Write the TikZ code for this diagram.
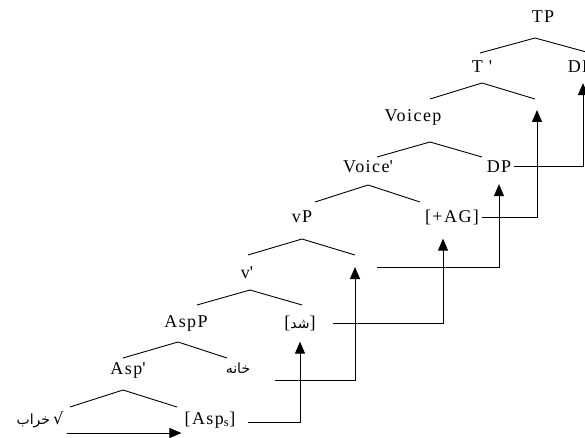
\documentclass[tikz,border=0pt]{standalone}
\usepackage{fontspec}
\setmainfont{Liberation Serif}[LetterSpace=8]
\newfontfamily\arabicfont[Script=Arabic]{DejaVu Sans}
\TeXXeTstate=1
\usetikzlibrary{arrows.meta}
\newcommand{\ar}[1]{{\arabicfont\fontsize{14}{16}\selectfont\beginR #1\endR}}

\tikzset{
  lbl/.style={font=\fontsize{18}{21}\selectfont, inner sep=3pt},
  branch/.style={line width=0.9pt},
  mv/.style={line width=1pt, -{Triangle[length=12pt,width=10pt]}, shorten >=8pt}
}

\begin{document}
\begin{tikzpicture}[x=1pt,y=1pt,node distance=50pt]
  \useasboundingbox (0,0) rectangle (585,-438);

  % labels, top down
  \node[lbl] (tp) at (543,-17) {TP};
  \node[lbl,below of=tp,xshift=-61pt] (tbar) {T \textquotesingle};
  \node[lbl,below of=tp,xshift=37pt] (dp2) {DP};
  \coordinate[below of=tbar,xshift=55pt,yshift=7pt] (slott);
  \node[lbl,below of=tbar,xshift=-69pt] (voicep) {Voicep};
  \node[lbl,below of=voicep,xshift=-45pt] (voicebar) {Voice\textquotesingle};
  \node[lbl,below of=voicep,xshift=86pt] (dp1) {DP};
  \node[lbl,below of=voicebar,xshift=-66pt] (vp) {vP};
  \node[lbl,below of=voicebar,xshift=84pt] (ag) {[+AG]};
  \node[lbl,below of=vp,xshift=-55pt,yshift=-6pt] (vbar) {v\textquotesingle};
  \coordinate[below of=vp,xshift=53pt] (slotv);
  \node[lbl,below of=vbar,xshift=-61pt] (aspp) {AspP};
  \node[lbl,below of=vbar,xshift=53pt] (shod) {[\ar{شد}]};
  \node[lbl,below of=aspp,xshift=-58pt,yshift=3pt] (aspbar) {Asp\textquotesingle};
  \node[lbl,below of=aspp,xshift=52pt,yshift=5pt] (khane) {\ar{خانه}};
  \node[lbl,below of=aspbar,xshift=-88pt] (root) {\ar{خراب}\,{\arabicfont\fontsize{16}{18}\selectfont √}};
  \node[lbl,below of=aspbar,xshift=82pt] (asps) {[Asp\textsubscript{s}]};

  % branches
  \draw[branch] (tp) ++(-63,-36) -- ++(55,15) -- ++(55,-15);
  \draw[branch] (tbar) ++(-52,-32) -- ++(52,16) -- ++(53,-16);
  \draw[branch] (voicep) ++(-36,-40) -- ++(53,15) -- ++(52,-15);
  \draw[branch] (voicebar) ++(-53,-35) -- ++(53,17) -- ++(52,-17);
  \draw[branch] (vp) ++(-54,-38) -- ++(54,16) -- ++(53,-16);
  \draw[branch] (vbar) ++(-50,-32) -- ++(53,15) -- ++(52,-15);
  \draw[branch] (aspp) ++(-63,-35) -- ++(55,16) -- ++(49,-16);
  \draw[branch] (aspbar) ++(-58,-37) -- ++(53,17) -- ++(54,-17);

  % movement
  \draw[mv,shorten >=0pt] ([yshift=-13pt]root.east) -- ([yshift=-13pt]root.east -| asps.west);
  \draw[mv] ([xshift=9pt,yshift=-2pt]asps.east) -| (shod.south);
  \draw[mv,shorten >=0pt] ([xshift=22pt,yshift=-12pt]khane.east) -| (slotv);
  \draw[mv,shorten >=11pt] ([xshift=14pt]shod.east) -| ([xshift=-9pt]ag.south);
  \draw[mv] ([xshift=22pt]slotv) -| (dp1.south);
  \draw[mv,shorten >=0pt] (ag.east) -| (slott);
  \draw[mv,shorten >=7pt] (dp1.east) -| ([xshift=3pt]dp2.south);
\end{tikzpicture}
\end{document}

◇ ◇ ◇ ◇

### Do this
Reproduce the full listing faithfully, but do not carry over any pictures.

### Reply
Write the TikZ code for this diagram.
\documentclass[tikz,border=0pt]{standalone}
\usepackage{fontspec}
\setmainfont{Liberation Serif}[LetterSpace=8]
\newfontfamily\arabicfont[Script=Arabic]{DejaVu Sans}
\TeXXeTstate=1
\usetikzlibrary{arrows.meta}
\newcommand{\ar}[1]{{\arabicfont\fontsize{14}{16}\selectfont\beginR #1\endR}}

\tikzset{
  lbl/.style={font=\fontsize{18}{21}\selectfont, inner sep=3pt},
  branch/.style={line width=0.9pt},
  mv/.style={line width=1pt, -{Triangle[length=12pt,width=10pt]}, shorten >=8pt}
}

\begin{document}
\begin{tikzpicture}[x=1pt,y=1pt,node distance=50pt]
  \useasboundingbox (0,0) rectangle (585,-438);

  % labels, top down
  \node[lbl] (tp) at (543,-17) {TP};
  \node[lbl,below of=tp,xshift=-61pt] (tbar) {T \textquotesingle};
  \node[lbl,below of=tp,xshift=37pt] (dp2) {DP};
  \coordinate[below of=tbar,xshift=55pt,yshift=7pt] (slott);
  \node[lbl,below of=tbar,xshift=-69pt] (voicep) {Voicep};
  \node[lbl,below of=voicep,xshift=-45pt] (voicebar) {Voice\textquotesingle};
  \node[lbl,below of=voicep,xshift=86pt] (dp1) {DP};
  \node[lbl,below of=voicebar,xshift=-66pt] (vp) {vP};
  \node[lbl,below of=voicebar,xshift=84pt] (ag) {[+AG]};
  \node[lbl,below of=vp,xshift=-55pt,yshift=-6pt] (vbar) {v\textquotesingle};
  \coordinate[below of=vp,xshift=53pt] (slotv);
  \node[lbl,below of=vbar,xshift=-61pt] (aspp) {AspP};
  \node[lbl,below of=vbar,xshift=53pt] (shod) {[\ar{شد}]};
  \node[lbl,below of=aspp,xshift=-58pt,yshift=3pt] (aspbar) {Asp\textquotesingle};
  \node[lbl,below of=aspp,xshift=52pt,yshift=5pt] (khane) {\ar{خانه}};
  \node[lbl,below of=aspbar,xshift=-88pt] (root) {\ar{خراب}\,{\arabicfont\fontsize{16}{18}\selectfont √}};
  \node[lbl,below of=aspbar,xshift=82pt] (asps) {[Asp\textsubscript{s}]};

  % branches
  \draw[branch] (tp) ++(-63,-36) -- ++(55,15) -- ++(55,-15);
  \draw[branch] (tbar) ++(-52,-32) -- ++(52,16) -- ++(53,-16);
  \draw[branch] (voicep) ++(-36,-40) -- ++(53,15) -- ++(52,-15);
  \draw[branch] (voicebar) ++(-53,-35) -- ++(53,17) -- ++(52,-17);
  \draw[branch] (vp) ++(-54,-38) -- ++(54,16) -- ++(53,-16);
  \draw[branch] (vbar) ++(-50,-32) -- ++(53,15) -- ++(52,-15);
  \draw[branch] (aspp) ++(-63,-35) -- ++(55,16) -- ++(49,-16);
  \draw[branch] (aspbar) ++(-58,-37) -- ++(53,17) -- ++(54,-17);

  % movement
  \draw[mv,shorten >=0pt] ([yshift=-13pt]root.east) -- ([yshift=-13pt]root.east -| asps.west);
  \draw[mv] ([xshift=9pt,yshift=-2pt]asps.east) -| (shod.south);
  \draw[mv,shorten >=0pt] ([xshift=22pt,yshift=-12pt]khane.east) -| (slotv);
  \draw[mv,shorten >=11pt] ([xshift=14pt]shod.east) -| ([xshift=-9pt]ag.south);
  \draw[mv] ([xshift=22pt]slotv) -| (dp1.south);
  \draw[mv,shorten >=0pt] (ag.east) -| (slott);
  \draw[mv,shorten >=7pt] (dp1.east) -| ([xshift=3pt]dp2.south);
\end{tikzpicture}
\end{document}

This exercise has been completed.